» GIVEN INSTRUCTION: Skip the pictures. Set down, word for word, the lines from the start of the material up to and including the line with "plt.rcParams['axes.unicode_minus'] = False".

» GIVEN DATA:

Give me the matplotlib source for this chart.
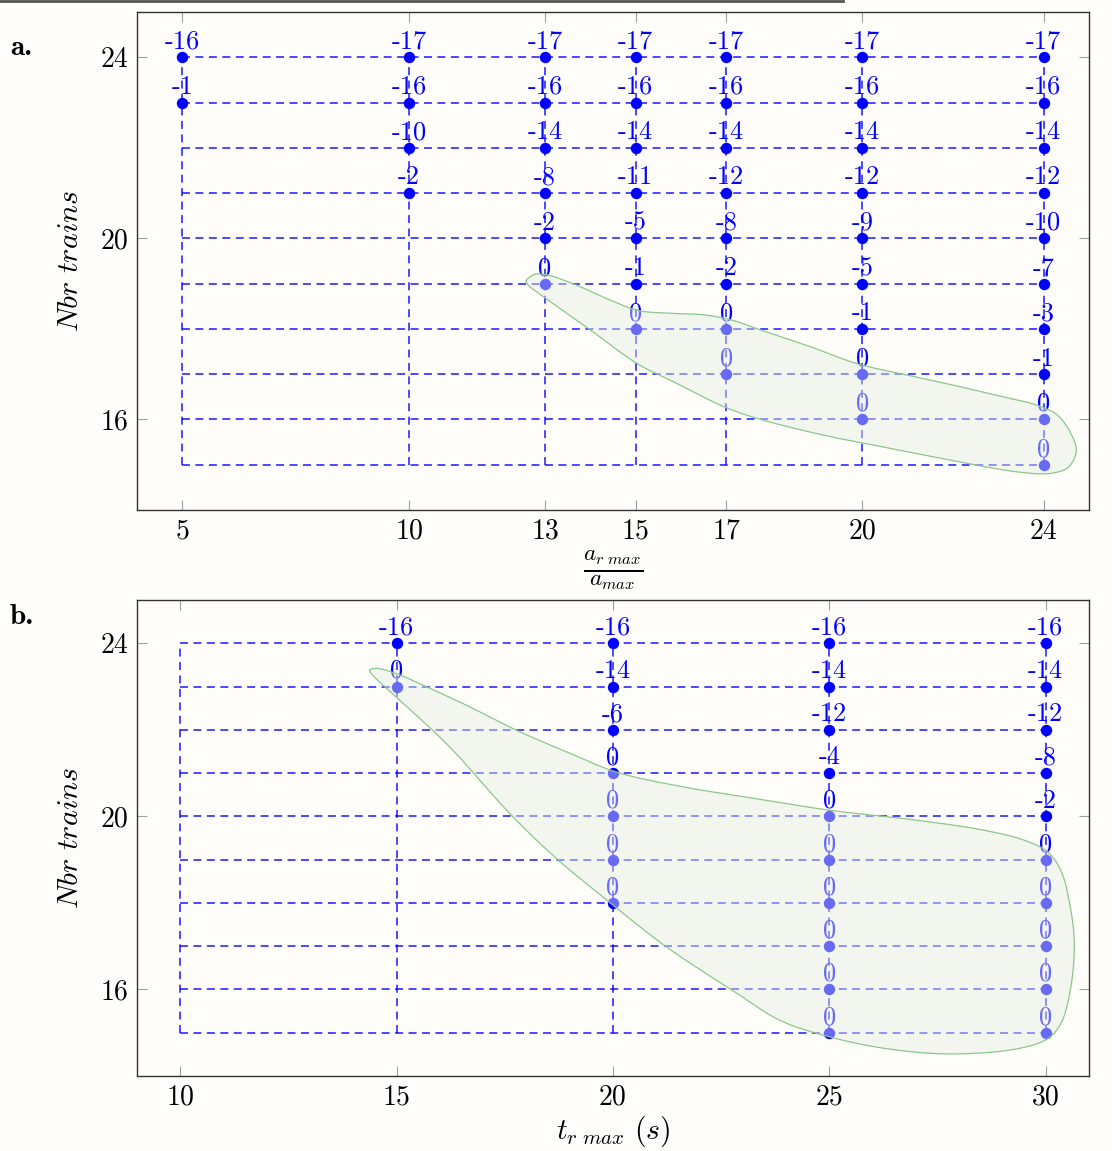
import numpy as np
import matplotlib
matplotlib.use("Agg")
import matplotlib.pyplot as plt
from matplotlib.lines import Line2D

plt.rcParams['font.family'] = ['cmr10', 'DejaVu Serif']
plt.rcParams['mathtext.fontset'] = 'cm'
plt.rcParams['axes.unicode_minus'] = False

# ---------------- data: panel a ----------------
a_xticks = [5, 10, 13, 15, 17, 20, 24]
a_yticks = [16, 20, 24]
a_levels = [15, 16, 17, 18, 19, 20, 21, 22, 23, 24]
a_ratio = [5, 5,
           10, 10, 10, 10,
           13, 13, 13, 13, 13, 13,
           15, 15, 15, 15, 15, 15, 15,
           17, 17, 17, 17, 17, 17, 17, 17,
           20, 20, 20, 20, 20, 20, 20, 20, 20,
           24, 24, 24, 24, 24, 24, 24, 24, 24, 24]
a_trains = [24, 23,
            24, 23, 22, 21,
            24, 23, 22, 21, 20, 19,
            24, 23, 22, 21, 20, 19, 18,
            24, 23, 22, 21, 20, 19, 18, 17,
            24, 23, 22, 21, 20, 19, 18, 17, 16,
            24, 23, 22, 21, 20, 19, 18, 17, 16, 15]
a_value = [-16, -1,
           -17, -16, -10, -2,
           -17, -16, -14, -8, -2, 0,
           -17, -16, -14, -11, -5, -1, 0,
           -17, -16, -14, -12, -8, -2, 0, 0,
           -17, -16, -14, -12, -9, -5, -1, 0, 0,
           -17, -16, -14, -12, -10, -7, -3, -1, 0, 0]
# outline of the highlighted (zero) region, panel a
a_region_x = [12.59, 12.76, 13.01, 13.64, 14.38, 15.04, 15.63, 16.51, 17.10, 17.69,
              18.79, 19.89, 20.90, 22.00, 23.10, 23.87, 24.31, 24.62, 24.72, 24.55,
              24.16, 23.43, 21.95, 20.63, 19.16, 17.69, 16.95, 15.92, 15.04, 14.01,
              12.98, 12.61]
a_region_y = [19.07, 19.20, 19.20, 18.99, 18.66, 18.41, 18.35, 18.31, 18.20, 18.00,
              17.63, 17.23, 17.00, 16.76, 16.50, 16.31, 16.09, 15.65, 15.30, 14.95,
              14.81, 14.84, 15.10, 15.36, 15.65, 16.02, 16.28, 16.79, 17.23, 17.97,
              18.70, 18.99]

# ---------------- data: panel b ----------------
b_xticks = [10, 15, 20, 25, 30]
b_yticks = [16, 20, 24]
b_levels = [15, 16, 17, 18, 19, 20, 21, 22, 23, 24]
b_time = [15, 15,
          20, 20, 20, 20, 20, 20, 20,
          25, 25, 25, 25, 25, 25, 25, 25, 25, 25,
          30, 30, 30, 30, 30, 30, 30, 30, 30, 30]
b_trains = [24, 23,
            24, 23, 22, 21, 20, 19, 18,
            24, 23, 22, 21, 20, 19, 18, 17, 16, 15,
            24, 23, 22, 21, 20, 19, 18, 17, 16, 15]
b_value = [-16, 0,
           -16, -14, -6, 0, 0, 0, 0,
           -16, -14, -12, -4, 0, 0, 0, 0, 0, 0,
           -16, -14, -12, -8, -2, 0, 0, 0, 0, 0]
b_region_x = [14.38, 14.53, 14.99, 15.61, 16.61, 17.77, 18.93, 20.09, 21.63, 23.17,
              25.02, 27.03, 28.57, 29.50, 30.04, 30.35, 30.58, 30.66, 30.58, 30.35,
              30.04, 29.35, 27.80, 26.33, 25.02, 23.87, 22.88, 21.24, 20.01, 18.70,
              17.62, 16.23, 14.99, 14.45]
b_region_y = [23.38, 23.42, 23.30, 23.03, 22.57, 21.99, 21.49, 21.02, 20.68, 20.43,
              20.14, 19.91, 19.68, 19.45, 19.18, 18.75, 17.83, 17.06, 16.05, 15.21,
              14.86, 14.63, 14.51, 14.63, 14.90, 15.28, 15.90, 16.98, 17.94, 19.02,
              20.06, 21.60, 22.76, 23.26]

# ---------------- style ----------------
BG = '#fefdf9'
BLUE = '#0000ff'
FS = 19        # point labels
TFS = 20       # tick labels
LFS = 21.5     # axis labels


def closed_curve(xs, ys, n=24, alpha=0.5):
    """Centripetal Catmull-Rom closed curve through the given outline points."""
    P = np.column_stack([xs, ys]).astype(float)
    N = len(P)
    pts = []
    for i in range(N):
        p0, p1, p2, p3 = P[(i - 1) % N], P[i], P[(i + 1) % N], P[(i + 2) % N]
        t0 = 0.0
        t1 = t0 + np.linalg.norm(p1 - p0) ** alpha
        t2 = t1 + np.linalg.norm(p2 - p1) ** alpha
        t3 = t2 + np.linalg.norm(p3 - p2) ** alpha
        t = np.linspace(t1, t2, n, endpoint=False)[:, None]
        A1 = (t1 - t) / (t1 - t0) * p0 + (t - t0) / (t1 - t0) * p1
        A2 = (t2 - t) / (t2 - t1) * p1 + (t - t1) / (t2 - t1) * p2
        A3 = (t3 - t) / (t3 - t2) * p2 + (t - t2) / (t3 - t2) * p3
        B1 = (t2 - t) / (t2 - t0) * A1 + (t - t0) / (t2 - t0) * A2
        B2 = (t3 - t) / (t3 - t1) * A2 + (t - t1) / (t3 - t1) * A3
        C = (t2 - t) / (t2 - t1) * B1 + (t - t1) / (t2 - t1) * B2
        pts.append(C)
    pts = np.vstack(pts)
    pts = np.vstack([pts, pts[:1]])
    return pts[:, 0], pts[:, 1]


def draw_panel(ax, xticks, yticks, levels, xs, ys, vals, rx, ry, xlim, ylim):
    ax.set_facecolor(BG)
    x0, x1 = xticks[0], xticks[-1]
    y0, y1 = levels[0], levels[-1]
    dash = dict(color=BLUE, lw=1.1, ls=(0, (5.2, 3.6)), alpha=0.9, zorder=2)
    for y in levels:
        ax.plot([x0, x1], [y, y], **dash)
    for x in xticks:
        ax.plot([x, x], [y0, y1], **dash)
    ax.plot(xs, ys, 'o', color=BLUE, ms=8.2, mec='none', zorder=3)
    for x, y, v in zip(xs, ys, vals):
        ax.annotate(str(v), (x, y), xytext=(0, 6.2), textcoords='offset points',
                    ha='center', va='baseline', color=BLUE, fontsize=FS, zorder=4)
    cx, cy = closed_curve(rx, ry)
    ax.fill(cx, cy, facecolor='#e6ede4', alpha=0.45, edgecolor='none', zorder=5)
    ax.plot(cx, cy, color='#8cc78c', lw=0.9, zorder=6)
    ax.set_xlim(*xlim)
    ax.set_ylim(*ylim)
    ax.set_xticks(xticks)
    ax.set_xticklabels([str(t) for t in xticks])
    ax.set_yticks(yticks)
    ax.set_yticklabels([str(t) for t in yticks])
    ax.tick_params(direction='in', length=7.5, width=0.8, color='#a0a0a0',
                   top=True, right=True, labelsize=TFS, pad=6)
    for s in ax.spines.values():
        s.set_color('#333333')
        s.set_linewidth(1.0)
    ax.set_ylabel(r'$Nbr\ trains$', fontsize=LFS, labelpad=12)


fig = plt.figure(figsize=(11.12, 11.51), dpi=100, facecolor=BG)
W, H = 1112.0, 1151.0
axa = fig.add_axes([137 / W, 1 - 510 / H, 952 / W, 498 / H])
axb = fig.add_axes([137 / W, 1 - 1076 / H, 952 / W, 476 / H])

draw_panel(axa, a_xticks, a_yticks, a_levels, a_ratio, a_trains, a_value,
           a_region_x, a_region_y, (4, 25), (14, 25))
draw_panel(axb, b_xticks, b_yticks, b_levels, b_time, b_trains, b_value,
           b_region_x, b_region_y, (9, 31), (14, 25))

axa.set_xlabel(r'$\frac{a_{r\ max}}{a_{max}}$', fontsize=24, labelpad=3)
axb.set_xlabel(r'$t_{r\ max}\ (s)$', fontsize=LFS, labelpad=2)

fig.text(10 / W, 1 - 55 / H, 'a.', fontfamily='cmb10', fontsize=21, va='baseline')
fig.text(10 / W, 1 - 624 / H, 'b.', fontfamily='cmb10', fontsize=21, va='baseline')

# remnant of the frame above the figure
fig.add_artist(Line2D([0, 843 / W], [1 - 1 / H, 1 - 1 / H], color='#555555', lw=2.0,
                      transform=fig.transFigure))

fig.savefig('out.png', dpi=100, facecolor=BG)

» EXERCISE RESPONSE:
Give me the matplotlib source for this chart.
import numpy as np
import matplotlib
matplotlib.use("Agg")
import matplotlib.pyplot as plt
from matplotlib.lines import Line2D

plt.rcParams['font.family'] = ['cmr10', 'DejaVu Serif']
plt.rcParams['mathtext.fontset'] = 'cm'
plt.rcParams['axes.unicode_minus'] = False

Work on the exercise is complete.